• _SET PROBLEM_
Omit the images. Copy each entry word for word.

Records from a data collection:
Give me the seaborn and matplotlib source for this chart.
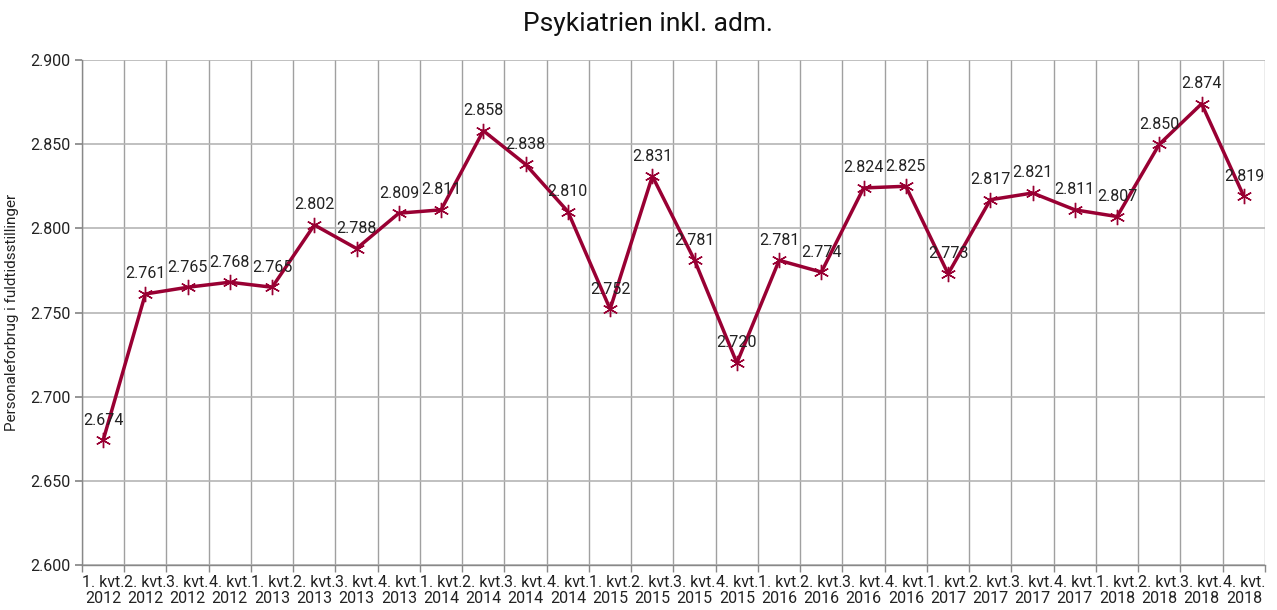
import matplotlib
matplotlib.use("Agg")
import matplotlib.pyplot as plt
import seaborn as sns
import numpy as np
import pandas as pd
from matplotlib.ticker import FuncFormatter, FixedLocator

quarters = ["1. kvt.", "2. kvt.", "3. kvt.", "4. kvt."]
years = [2012, 2013, 2014, 2015, 2016, 2017, 2018]
labels = [f"{q}\n{y}" for y in years for q in quarters]
values = [2674, 2761, 2765, 2768, 2765, 2802, 2788, 2809, 2811, 2858, 2838, 2810,
          2752, 2831, 2781, 2720, 2781, 2774, 2824, 2825, 2773, 2817, 2821, 2811,
          2807, 2850, 2874, 2819]
title = "Psykiatrien inkl. adm."
ylabel = "Personaleforbrug i fuldtidsstillinger"

df = pd.DataFrame({"pos": np.arange(len(values)), "val": values})

sns.set_theme(style="white")
plt.rcParams["font.family"] = ["Roboto", "DejaVu Sans"]

fig = plt.figure(figsize=(12.77, 6.10), dpi=100)
ax = fig.add_axes([0.0642, 0.0738, 0.9264, 0.8278])

color = "#990033"
sns.lineplot(data=df, x="pos", y="val", ax=ax, color=color, linewidth=2.5,
             marker=(6, 2, 0), markersize=11, markeredgewidth=1.0,
             markeredgecolor=color)

def fmt(v):
    return f"{v:,.0f}".replace(",", ".")

for x, v in zip(df["pos"], df["val"]):
    ax.annotate(fmt(v), (x, v), xytext=(0, 9), textcoords="offset points",
                ha="center", va="bottom", fontsize=11.5, color="#222222")

ax.set_xlim(-0.5, len(values) - 0.5)
ax.set_ylim(2600, 2900)
ax.set_yticks(np.arange(2600, 2901, 50))
ax.yaxis.set_major_formatter(FuncFormatter(lambda v, p: fmt(v)))
ax.set_xticks(np.arange(len(values)))
ax.set_xticklabels(labels, fontsize=11.5, color="#222222", linespacing=1.1)
ax.xaxis.set_minor_locator(FixedLocator(np.arange(-0.5, len(values), 1.0)))
ax.tick_params(axis="x", which="major", length=0, pad=7)
ax.tick_params(axis="x", which="minor", length=5, color="#888888", direction="out", bottom=True)
ax.tick_params(axis="y", which="major", length=5, color="#888888", direction="out", left=True,
               labelsize=11.5, labelcolor="#222222")

ax.grid(False)
ax.grid(axis="x", which="minor", color="#a0a0a0", linewidth=1)
ax.grid(axis="y", which="major", color="#b5b5b5", linewidth=1.2)
ax.set_axisbelow(True)
for s in ["top", "right"]:
    ax.spines[s].set_visible(False)
for s in ["left", "bottom"]:
    ax.spines[s].set_color("#888888")
    ax.spines[s].set_linewidth(1)

ax.set_xlabel("")
ax.set_ylabel(ylabel, fontsize=11, color="#222222")
ax.yaxis.set_label_coords(-0.053, 0.5)
fig.suptitle(title, fontsize=19, x=0.507, y=0.98, color="#111111")

fig.savefig("out.png", dpi=100)
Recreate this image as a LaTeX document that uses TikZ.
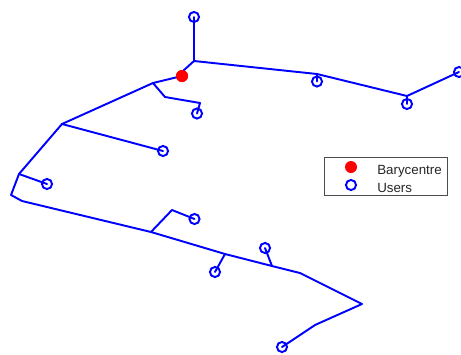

• _WORKED ANSWER_
Give me the seaborn and matplotlib source for this chart.
import matplotlib
matplotlib.use("Agg")
import matplotlib.pyplot as plt
import seaborn as sns
import numpy as np
import pandas as pd
from matplotlib.ticker import FuncFormatter, FixedLocator

quarters = ["1. kvt.", "2. kvt.", "3. kvt.", "4. kvt."]
years = [2012, 2013, 2014, 2015, 2016, 2017, 2018]
labels = [f"{q}\n{y}" for y in years for q in quarters]
values = [2674, 2761, 2765, 2768, 2765, 2802, 2788, 2809, 2811, 2858, 2838, 2810,
          2752, 2831, 2781, 2720, 2781, 2774, 2824, 2825, 2773, 2817, 2821, 2811,
          2807, 2850, 2874, 2819]
title = "Psykiatrien inkl. adm."
ylabel = "Personaleforbrug i fuldtidsstillinger"

df = pd.DataFrame({"pos": np.arange(len(values)), "val": values})

sns.set_theme(style="white")
plt.rcParams["font.family"] = ["Roboto", "DejaVu Sans"]

fig = plt.figure(figsize=(12.77, 6.10), dpi=100)
ax = fig.add_axes([0.0642, 0.0738, 0.9264, 0.8278])

color = "#990033"
sns.lineplot(data=df, x="pos", y="val", ax=ax, color=color, linewidth=2.5,
             marker=(6, 2, 0), markersize=11, markeredgewidth=1.0,
             markeredgecolor=color)

def fmt(v):
    return f"{v:,.0f}".replace(",", ".")

for x, v in zip(df["pos"], df["val"]):
    ax.annotate(fmt(v), (x, v), xytext=(0, 9), textcoords="offset points",
                ha="center", va="bottom", fontsize=11.5, color="#222222")

ax.set_xlim(-0.5, len(values) - 0.5)
ax.set_ylim(2600, 2900)
ax.set_yticks(np.arange(2600, 2901, 50))
ax.yaxis.set_major_formatter(FuncFormatter(lambda v, p: fmt(v)))
ax.set_xticks(np.arange(len(values)))
ax.set_xticklabels(labels, fontsize=11.5, color="#222222", linespacing=1.1)
ax.xaxis.set_minor_locator(FixedLocator(np.arange(-0.5, len(values), 1.0)))
ax.tick_params(axis="x", which="major", length=0, pad=7)
ax.tick_params(axis="x", which="minor", length=5, color="#888888", direction="out", bottom=True)
ax.tick_params(axis="y", which="major", length=5, color="#888888", direction="out", left=True,
               labelsize=11.5, labelcolor="#222222")

ax.grid(False)
ax.grid(axis="x", which="minor", color="#a0a0a0", linewidth=1)
ax.grid(axis="y", which="major", color="#b5b5b5", linewidth=1.2)
ax.set_axisbelow(True)
for s in ["top", "right"]:
    ax.spines[s].set_visible(False)
for s in ["left", "bottom"]:
    ax.spines[s].set_color("#888888")
    ax.spines[s].set_linewidth(1)

ax.set_xlabel("")
ax.set_ylabel(ylabel, fontsize=11, color="#222222")
ax.yaxis.set_label_coords(-0.053, 0.5)
fig.suptitle(title, fontsize=19, x=0.507, y=0.98, color="#111111")

fig.savefig("out.png", dpi=100)
Recreate this image as a LaTeX document that uses TikZ.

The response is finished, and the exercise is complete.